The problem> All lines in the records below from the line with "Emit a web page" through the line with "const fmt = v" are to be given again exactly, both ends included; the pictures are to be left out.

Lines of data
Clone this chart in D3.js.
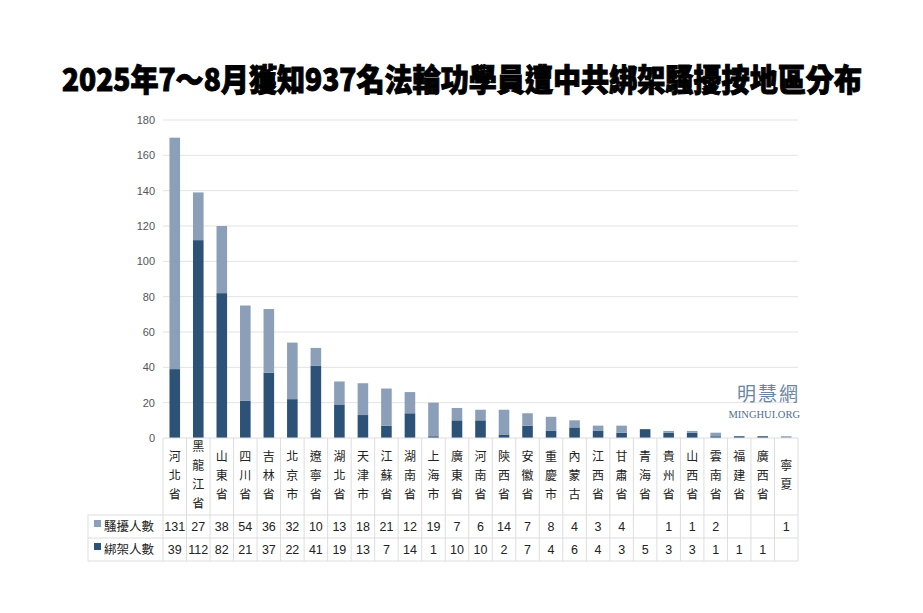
<!DOCTYPE html>
<html><head><meta charset="utf-8">
<script src="https://cdn.jsdelivr.net/npm/d3@7"></script>
<style>body{margin:0;background:#fff}svg{display:block}</style>
</head><body><svg id="c" width="923" height="613"></svg>
<script>
const categories = ["河北省","黑龍江省","山東省","四川省","吉林省","北京市","遼寧省","湖北省","天津市","江蘇省","湖南省","上海市","廣東省","河南省","陝西省","安徽省","重慶市","內蒙古","江西省","甘肅省","青海省","貴州省","山西省","雲南省","福建省","廣西省","寧夏"];
const kidnap = [39,112,82,21,37,22,41,19,13,7,14,1,10,10,2,7,4,6,4,3,5,3,3,1,1,1,null];
const harass = [131,27,38,54,36,32,10,13,18,21,12,19,7,6,14,7,8,4,3,4,null,1,1,2,null,null,1];
const seriesNames = ["騷擾人數","綁架人數"];
const yTicks = [0,20,40,60,80,100,120,140,160,180];
const title = "2025年7～8月獲知937名法輪功學員遭中共綁架騷擾按地區分布";

const C_K = "#2d5277", C_H = "#8c9fb9";
const svg = d3.select("#c");
const L = 163, R = 798, T = 120, B = 438;
const x = d3.scaleBand().domain(categories).range([L,R]).paddingInner(0.55).paddingOuter(0.275);
const xc = d3.scaleBand().domain(categories).range([L,R]);
const y = d3.scaleLinear().domain([0,180]).range([B,T]);
const font = "'Noto Sans CJK TC','Noto Sans CJK SC',sans-serif";

svg.append("text").attr("x",62).attr("y",91)
  .attr("textLength",800).attr("lengthAdjust","spacingAndGlyphs")
  .attr("font-family",font).attr("font-weight",900).attr("font-size",31)
  .attr("stroke","#000").attr("stroke-width",1).attr("fill","#000").text(title);

// grid
svg.append("g").selectAll("line").data(yTicks.slice(1)).join("line")
  .attr("x1",L).attr("x2",R).attr("y1",d=>y(d)).attr("y2",d=>y(d))
  .attr("stroke","#e3e3e3");
const ax = svg.append("g").attr("transform",`translate(${L-8},0)`)
  .call(d3.axisLeft(y).tickValues(yTicks).tickSize(0).tickPadding(0));
ax.select(".domain").remove();
ax.selectAll("text").attr("font-family","Liberation Sans,Arial").attr("font-size",11).attr("fill","#555");

// watermark
svg.append("text").attr("x",800).attr("y",401).attr("text-anchor","end").attr("font-family",font)
  .attr("font-size",19).attr("fill","#6a86a4").attr("letter-spacing",2).text("明慧網");
svg.append("text").attr("x",800).attr("y",418).attr("text-anchor","end").attr("font-family","Liberation Serif,serif")
  .attr("font-size",10.5).attr("fill","#4f6d8c").text("MINGHUI.ORG");

// bars
const g = svg.append("g");
categories.forEach((c,i)=>{
  const k = kidnap[i]||0, h = harass[i]||0;
  g.append("rect").attr("x",x(c)).attr("width",x.bandwidth()).attr("y",y(k)).attr("height",B-y(k)).attr("fill",C_K);
  g.append("rect").attr("x",x(c)).attr("width",x.bandwidth()).attr("y",y(k+h)).attr("height",y(k)-y(k+h)).attr("fill",C_H);
});
svg.append("line").attr("x1",L).attr("x2",R).attr("y1",B).attr("y2",B).attr("stroke","#ddd");

// table
const rowTop = 515, rowH = 23, tl = 88;
const tg = svg.append("g").attr("stroke","#ddd").attr("fill","none");
xc.domain().forEach(c=>{ tg.append("line").attr("x1",xc(c)).attr("x2",xc(c)).attr("y1",B).attr("y2",rowTop+2*rowH); });
tg.append("line").attr("x1",R).attr("x2",R).attr("y1",B).attr("y2",rowTop+2*rowH);
tg.append("line").attr("x1",tl).attr("x2",tl).attr("y1",rowTop).attr("y2",rowTop+2*rowH);
[0,1,2].forEach(j=>tg.append("line").attr("x1",tl).attr("x2",R).attr("y1",rowTop+j*rowH).attr("y2",rowTop+j*rowH));

categories.forEach(c=>{
  const chars = [...c], n = chars.length;
  const cx = xc(c)+xc.bandwidth()/2, mid = (B+rowTop)/2 - 2, lh = 19;
  chars.forEach((ch,j)=>{
    svg.append("text").attr("x",cx).attr("y",mid+(j-(n-1)/2)*lh+5).attr("text-anchor","middle")
      .attr("font-family",font).attr("font-size",12).attr("fill","#222").text(ch);
  });
});
[harass,kidnap].forEach((arr,r)=>{
  const yy = rowTop + r*rowH + rowH/2 + 4.5;
  svg.append("rect").attr("x",94).attr("y",yy-11).attr("width",7).attr("height",7).attr("fill",r?C_K:C_H);
  svg.append("text").attr("x",104).attr("y",yy).attr("font-family",font).attr("font-size",12.5).attr("fill","#222").text(seriesNames[r]);
  categories.forEach((c,i)=>{
    if(arr[i]==null) return;
    svg.append("text").attr("x",xc(c)+xc.bandwidth()/2).attr("y",yy).attr("text-anchor","middle")
      .attr("font-family","Liberation Sans,Arial").attr("font-size",12.5).attr("fill","#222").text(arr[i]);
  });
});
</script></body></html>
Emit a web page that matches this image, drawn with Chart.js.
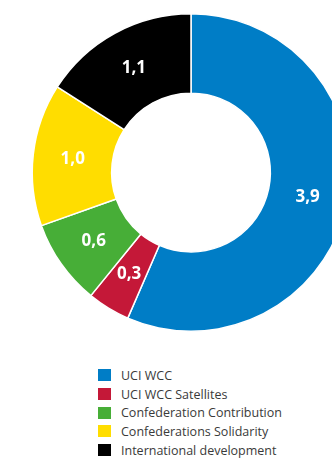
<!DOCTYPE html>
<html>
<head>
<meta charset="utf-8">
<script src="https://cdn.jsdelivr.net/npm/chart.js@4/dist/chart.umd.min.js"></script>
<style>
  html, body { margin: 0; padding: 0; background: #fff; overflow: hidden; width: 332px; height: 459px; }
  #wrap { position: absolute; left: 0; top: 0; width: 382px; height: 346px; }
  #legend { position: absolute; left: 98px; top: 366px; font-family: "Open Sans", sans-serif; font-size: 12.5px; color: #3a3a3a; }
  .item { display: flex; align-items: center; height: 18.7px; }
  .box { width: 13px; height: 12px; margin-right: 10px; }
</style>
</head>
<body>
<div id="wrap"><canvas id="c"></canvas></div>
<div id="legend"></div>
<script>
const categories = ["UCI WCC", "UCI WCC Satellites", "Confederation Contribution", "Confederations Solidarity", "International development"];
const values = [3.9, 0.3, 0.6, 1.0, 1.1];
const colors = ["#007DC6", "#C41838", "#47AE37", "#FFDD00", "#000000"];

const fmt = v => v.toFixed(1).replace(".", ",");

// writes each slice's value in the middle of its ring segment
const sliceLabels = {
  id: "sliceLabels",
  afterDatasetsDraw(chart) {
    const ctx = chart.ctx;
    const meta = chart.getDatasetMeta(0);
    ctx.save();
    ctx.fillStyle = "#ffffff";
    ctx.font = "bold 17px 'Open Sans', sans-serif";
    ctx.textAlign = "center";
    ctx.textBaseline = "middle";
    meta.data.forEach((arc, i) => {
      const p = arc.getCenterPoint();
      ctx.fillText(fmt(chart.data.datasets[0].data[i]), p.x, p.y);
    });
    ctx.restore();
  }
};

new Chart(document.getElementById("c"), {
  type: "doughnut",
  data: {
    labels: categories,
    datasets: [{
      data: values,
      backgroundColor: colors,
      borderColor: "#ffffff",
      borderWidth: 1.5,
      hoverOffset: 0
    }]
  },
  options: {
    responsive: true,
    maintainAspectRatio: false,
    animation: false,
    cutout: "50%",
    layout: { padding: { top: 13, bottom: 14, left: 0, right: 0 } },
    plugins: {
      legend: { display: false },
      tooltip: { enabled: false }
    }
  },
  plugins: [sliceLabels]
});

const legend = document.getElementById("legend");
categories.forEach((name, i) => {
  const row = document.createElement("div");
  row.className = "item";
  const box = document.createElement("span");
  box.className = "box";
  box.style.background = colors[i];
  const txt = document.createElement("span");
  txt.textContent = name;
  row.appendChild(box);
  row.appendChild(txt);
  legend.appendChild(row);
});
</script>
</body>
</html>
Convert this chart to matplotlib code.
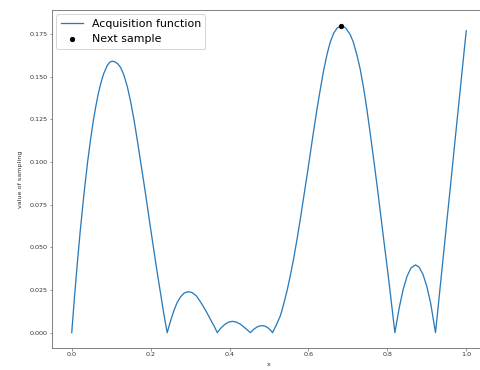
import matplotlib
matplotlib.use("Agg")
import matplotlib.pyplot as plt

# Acquisition function values
x_vals = [0.000, 0.007, 0.014, 0.022, 0.031, 0.040, 0.048, 0.055, 0.061, 0.067, 0.073, 0.081,
          0.090, 0.097, 0.103, 0.110, 0.117, 0.124, 0.132, 0.141, 0.149, 0.158, 0.166, 0.175,
          0.184, 0.192, 0.200, 0.208, 0.216, 0.225, 0.233, 0.242,
          0.250, 0.259, 0.267, 0.276, 0.285, 0.295, 0.305, 0.316, 0.327, 0.340, 0.352, 0.360, 0.369,
          0.378, 0.388, 0.397, 0.407, 0.417, 0.427, 0.437, 0.445, 0.453,
          0.461, 0.469, 0.476, 0.483, 0.490, 0.497, 0.503, 0.509,
          0.518, 0.529, 0.537, 0.546, 0.555, 0.563, 0.572, 0.580, 0.588, 0.597, 0.605, 0.613,
          0.622, 0.630, 0.638, 0.647, 0.655, 0.664, 0.673, 0.683, 0.694, 0.706, 0.714, 0.723,
          0.731, 0.740, 0.748, 0.757, 0.765, 0.774, 0.782, 0.791, 0.800, 0.808, 0.819,
          0.830, 0.840, 0.850, 0.860, 0.871, 0.880, 0.890, 0.900, 0.910, 0.922,
          0.930, 0.938, 0.945, 0.951, 0.958, 0.964, 0.970, 0.976, 0.983, 0.989, 0.995, 1.000]
y_vals = [0.0000, 0.0208, 0.0402, 0.0606, 0.0812, 0.0995, 0.1136, 0.1245, 0.1325, 0.1396, 0.1455, 0.1517,
          0.1565, 0.1585, 0.1590, 0.1586, 0.1574, 0.1553, 0.1510, 0.1440, 0.1357, 0.1245, 0.1130, 0.0995,
          0.0860, 0.0735, 0.0608, 0.0485, 0.0362, 0.0232, 0.0115, 0.0000,
          0.0065, 0.0130, 0.0175, 0.0210, 0.0232, 0.0240, 0.0235, 0.0215, 0.0178, 0.0128, 0.0076, 0.0042, 0.0000,
          0.0027, 0.0048, 0.0061, 0.0066, 0.0062, 0.0050, 0.0032, 0.0016, 0.0000,
          0.0019, 0.0032, 0.0039, 0.0041, 0.0038, 0.0029, 0.0017, 0.0000,
          0.0042, 0.0100, 0.0165, 0.0248, 0.0345, 0.0440, 0.0560, 0.0675, 0.0795, 0.0930, 0.1055, 0.1180,
          0.1315, 0.1425, 0.1530, 0.1630, 0.1700, 0.1755, 0.1785, 0.1797, 0.1786, 0.1745, 0.1700, 0.1625,
          0.1545, 0.1430, 0.1310, 0.1160, 0.1020, 0.0860, 0.0710, 0.0540, 0.0375, 0.0220, 0.0000,
          0.0145, 0.0253, 0.0331, 0.0379, 0.0397, 0.0385, 0.0343, 0.0271, 0.0169, 0.0000,
          0.0180, 0.0362, 0.0520, 0.0658, 0.0815, 0.0952, 0.1090, 0.1228, 0.1385, 0.1522, 0.1658, 0.1768]

next_x = [0.683]
next_y = [0.1797]

x_ticks = [0.0, 0.2, 0.4, 0.6, 0.8, 1.0]
y_ticks = [0.000, 0.025, 0.050, 0.075, 0.100, 0.125, 0.150, 0.175]

fig = plt.figure(figsize=(480 / 72, 370 / 72), dpi=72)
ax = fig.add_axes([52 / 480, 22 / 370, 434 / 480, 338 / 370])

ax.plot(x_vals, y_vals, color="#2b7bba", lw=1.3, label="Acquisition function")
ax.scatter(next_x, next_y, color="black", s=18, zorder=3, label="Next sample")

ax.set_xlim(-0.05, 1.05)
ax.set_ylim(-0.009, 0.189)
ax.set_xticks(x_ticks)
ax.set_yticks(y_ticks)
ax.set_xticklabels([f"{t:.1f}" for t in x_ticks])
ax.set_yticklabels([f"{t:.3f}" for t in y_ticks])
ax.tick_params(labelsize=6.4, length=2.5, width=0.6, color="#555555", labelcolor="#333333", pad=2)
for s in ax.spines.values():
    s.set_color("#777777")
    s.set_linewidth(0.9)

ax.set_ylabel("value of sampling", fontsize=6.4, color="#333333", labelpad=6)
ax.set_xlabel("x", fontsize=6.4, color="#333333", labelpad=4)

ax.legend(loc="upper left", fontsize=11, handlelength=2.0, borderaxespad=0.4,
          frameon=True, edgecolor="#cccccc", framealpha=0.8, scatterpoints=1)

fig.savefig("out.png", dpi=72)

Written solution>
Emit a web page that matches this image, drawn with Chart.js.
<!DOCTYPE html>
<html>
<head>
<meta charset="utf-8">
<script src="https://cdn.jsdelivr.net/npm/chart.js@4/dist/chart.umd.min.js"></script>
<style>
  html, body { margin: 0; padding: 0; background: #fff; overflow: hidden; width: 332px; height: 459px; }
  #wrap { position: absolute; left: 0; top: 0; width: 382px; height: 346px; }
  #legend { position: absolute; left: 98px; top: 366px; font-family: "Open Sans", sans-serif; font-size: 12.5px; color: #3a3a3a; }
  .item { display: flex; align-items: center; height: 18.7px; }
  .box { width: 13px; height: 12px; margin-right: 10px; }
</style>
</head>
<body>
<div id="wrap"><canvas id="c"></canvas></div>
<div id="legend"></div>
<script>
const categories = ["UCI WCC", "UCI WCC Satellites", "Confederation Contribution", "Confederations Solidarity", "International development"];
const values = [3.9, 0.3, 0.6, 1.0, 1.1];
const colors = ["#007DC6", "#C41838", "#47AE37", "#FFDD00", "#000000"];

const fmt = v => v.toFixed(1).replace(".", ",");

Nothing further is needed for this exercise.